### GIVEN REQUEST
Give back the full listing, character for character, with no pictures.

### GIVEN INFORMATION
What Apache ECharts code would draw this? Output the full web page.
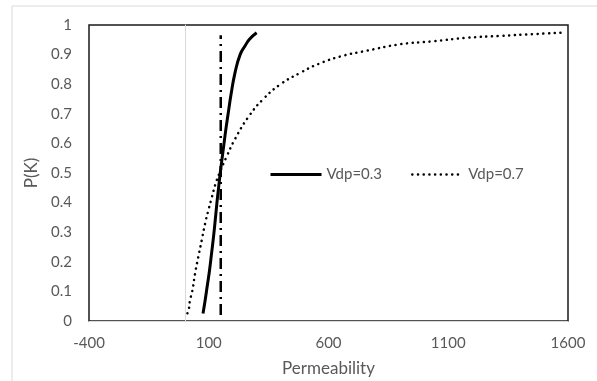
<!DOCTYPE html>
<html>
<head>
<meta charset="utf-8">
<script src="https://cdn.jsdelivr.net/npm/echarts@6/dist/echarts.min.js"></script>
<style>
  html, body {margin: 0; padding: 0; background: #fff;}
  #chart {width: 597px; height: 381px;}
</style>
</head>
<body>
<div id="chart"></div>
<script>
// Vdp=0.3 curve (permeability, P(K))
const k03 = [76, 85, 94, 103, 112, 120, 127, 134, 141, 148, 155, 163, 171, 180, 193, 210, 231, 252, 270, 300];
const p03 = [0.025, 0.07, 0.12, 0.17, 0.23, 0.285, 0.34, 0.398, 0.45, 0.50, 0.545, 0.595, 0.645, 0.695, 0.765, 0.84, 0.90, 0.93, 0.952, 0.974];

// Vdp=0.7 curve
const k07 = [11, 16, 22, 31, 43, 56, 71, 85, 99, 113, 127, 145, 175, 210, 266, 328, 400, 481, 560, 660, 759, 900, 1037, 1180, 1315, 1450, 1578];
const p07 = [0.026, 0.035, 0.071, 0.10, 0.161, 0.215, 0.274, 0.33, 0.376, 0.418, 0.46, 0.50, 0.556, 0.615, 0.69, 0.75, 0.80, 0.838, 0.869, 0.896, 0.913, 0.935, 0.945, 0.957, 0.963, 0.969, 0.974];

// vertical dash-dot line (no legend entry)
const kMean = [150, 150];
const pMean = [0.02, 0.965];

const xTicks = {min: -400, max: 1600, interval: 500};
const yTicks = {min: 0, max: 1, interval: 0.1};

const pairs = (xs, ys) => xs.map((x, i) => [x, ys[i]]);
const grayText = '#595959';
const font = 'Lato';

const myChart = echarts.init(document.getElementById('chart'));
myChart.setOption({
  animation: false,
  textStyle: {fontFamily: font},
  graphic: [{
    type: 'rect',
    shape: {x: 12, y: 6, width: 640, height: 420},
    style: {fill: 'none', stroke: '#d9d9d9', lineWidth: 1},
    silent: true
  }],
  grid: {
    left: 89, top: 25, right: 29, bottom: 60,
    containLabel: false,
    outerBoundsMode: 'none',
    show: true,
    borderColor: '#1a1a1a',
    borderWidth: 1.5
  },
  legend: {
    data: ['Vdp=0.3', 'Vdp=0.7'],
    left: 264,
    top: 162,
    itemWidth: 51,
    itemHeight: 14,
    itemGap: 29,
    itemStyle: {opacity: 0},
    lineStyle: {width: 'inherit'},
    textStyle: {color: grayText, fontSize: 15, fontFamily: font}
  },
  xAxis: {
    type: 'value',
    min: xTicks.min,
    max: xTicks.max,
    interval: xTicks.interval,
    name: 'Permeability',
    nameLocation: 'middle',
    nameGap: 39,
    nameTextStyle: {color: grayText, fontSize: 17, fontFamily: font},
    axisLine: {show: true, lineStyle: {color: '#d9d9d9', width: 1}},
    axisTick: {show: false},
    splitLine: {show: false},
    axisLabel: {color: grayText, fontSize: 15, margin: 15, fontFamily: font, formatter: v => String(v)}
  },
  yAxis: {
    type: 'value',
    min: yTicks.min,
    max: yTicks.max,
    interval: yTicks.interval,
    name: 'P(K)',
    nameLocation: 'middle',
    nameGap: 4,
    nameTextStyle: {color: grayText, fontSize: 17, fontFamily: font},
    axisLine: {show: true, onZero: true, lineStyle: {color: '#d9d9d9', width: 1}},
    axisTick: {show: false},
    splitLine: {show: false},
    axisLabel: {color: grayText, fontSize: 15, margin: 17, fontFamily: font}
  },
  series: [
    {
      name: 'Vdp=0.3', type: 'line', smooth: true, symbol: 'none',
      data: pairs(k03, p03),
      lineStyle: {color: '#000', width: 3},
      itemStyle: {color: '#000'}
    },
    {
      name: 'Vdp=0.7', type: 'line', smooth: true, symbol: 'none',
      data: pairs(k07, p07),
      lineStyle: {color: '#000', width: 2.5, type: [0.1, 5.6], cap: 'round'},
      itemStyle: {color: '#000'}
    },
    {
      name: 'mean', type: 'line', symbol: 'none',
      data: pairs(kMean, pMean),
      lineStyle: {color: '#000', width: 2.5, type: [11, 5, 2, 5]},
      itemStyle: {color: '#000'}
    }
  ]
});
</script>
</body>
</html>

### WRITTEN ANSWER
What Apache ECharts code would draw this? Output the full web page.
<!DOCTYPE html>
<html>
<head>
<meta charset="utf-8">
<script src="https://cdn.jsdelivr.net/npm/echarts@6/dist/echarts.min.js"></script>
<style>
  html, body {margin: 0; padding: 0; background: #fff;}
  #chart {width: 597px; height: 381px;}
</style>
</head>
<body>
<div id="chart"></div>
<script>
// Vdp=0.3 curve (permeability, P(K))
const k03 = [76, 85, 94, 103, 112, 120, 127, 134, 141, 148, 155, 163, 171, 180, 193, 210, 231, 252, 270, 300];
const p03 = [0.025, 0.07, 0.12, 0.17, 0.23, 0.285, 0.34, 0.398, 0.45, 0.50, 0.545, 0.595, 0.645, 0.695, 0.765, 0.84, 0.90, 0.93, 0.952, 0.974];

// Vdp=0.7 curve
const k07 = [11, 16, 22, 31, 43, 56, 71, 85, 99, 113, 127, 145, 175, 210, 266, 328, 400, 481, 560, 660, 759, 900, 1037, 1180, 1315, 1450, 1578];
const p07 = [0.026, 0.035, 0.071, 0.10, 0.161, 0.215, 0.274, 0.33, 0.376, 0.418, 0.46, 0.50, 0.556, 0.615, 0.69, 0.75, 0.80, 0.838, 0.869, 0.896, 0.913, 0.935, 0.945, 0.957, 0.963, 0.969, 0.974];

// vertical dash-dot line (no legend entry)
const kMean = [150, 150];
const pMean = [0.02, 0.965];

const xTicks = {min: -400, max: 1600, interval: 500};
const yTicks = {min: 0, max: 1, interval: 0.1};

const pairs = (xs, ys) => xs.map((x, i) => [x, ys[i]]);
const grayText = '#595959';
const font = 'Lato';

const myChart = echarts.init(document.getElementById('chart'));
myChart.setOption({
  animation: false,
  textStyle: {fontFamily: font},
  graphic: [{
    type: 'rect',
    shape: {x: 12, y: 6, width: 640, height: 420},
    style: {fill: 'none', stroke: '#d9d9d9', lineWidth: 1},
    silent: true
  }],
  grid: {
    left: 89, top: 25, right: 29, bottom: 60,
    containLabel: false,
    outerBoundsMode: 'none',
    show: true,
    borderColor: '#1a1a1a',
    borderWidth: 1.5
  },
  legend: {
    data: ['Vdp=0.3', 'Vdp=0.7'],
    left: 264,
    top: 162,
    itemWidth: 51,
    itemHeight: 14,
    itemGap: 29,
    itemStyle: {opacity: 0},
    lineStyle: {width: 'inherit'},
    textStyle: {color: grayText, fontSize: 15, fontFamily: font}
  },
  xAxis: {
    type: 'value',
    min: xTicks.min,
    max: xTicks.max,
    interval: xTicks.interval,
    name: 'Permeability',
    nameLocation: 'middle',
    nameGap: 39,
    nameTextStyle: {color: grayText, fontSize: 17, fontFamily: font},
    axisLine: {show: true, lineStyle: {color: '#d9d9d9', width: 1}},
    axisTick: {show: false},
    splitLine: {show: false},
    axisLabel: {color: grayText, fontSize: 15, margin: 15, fontFamily: font, formatter: v => String(v)}
  },
  yAxis: {
    type: 'value',
    min: yTicks.min,
    max: yTicks.max,
    interval: yTicks.interval,
    name: 'P(K)',
    nameLocation: 'middle',
    nameGap: 4,
    nameTextStyle: {color: grayText, fontSize: 17, fontFamily: font},
    axisLine: {show: true, onZero: true, lineStyle: {color: '#d9d9d9', width: 1}},
    axisTick: {show: false},
    splitLine: {show: false},
    axisLabel: {color: grayText, fontSize: 15, margin: 17, fontFamily: font}
  },
  series: [
    {
      name: 'Vdp=0.3', type: 'line', smooth: true, symbol: 'none',
      data: pairs(k03, p03),
      lineStyle: {color: '#000', width: 3},
      itemStyle: {color: '#000'}
    },
    {
      name: 'Vdp=0.7', type: 'line', smooth: true, symbol: 'none',
      data: pairs(k07, p07),
      lineStyle: {color: '#000', width: 2.5, type: [0.1, 5.6], cap: 'round'},
      itemStyle: {color: '#000'}
    },
    {
      name: 'mean', type: 'line', symbol: 'none',
      data: pairs(kMean, pMean),
      lineStyle: {color: '#000', width: 2.5, type: [11, 5, 2, 5]},
      itemStyle: {color: '#000'}
    }
  ]
});
</script>
</body>
</html>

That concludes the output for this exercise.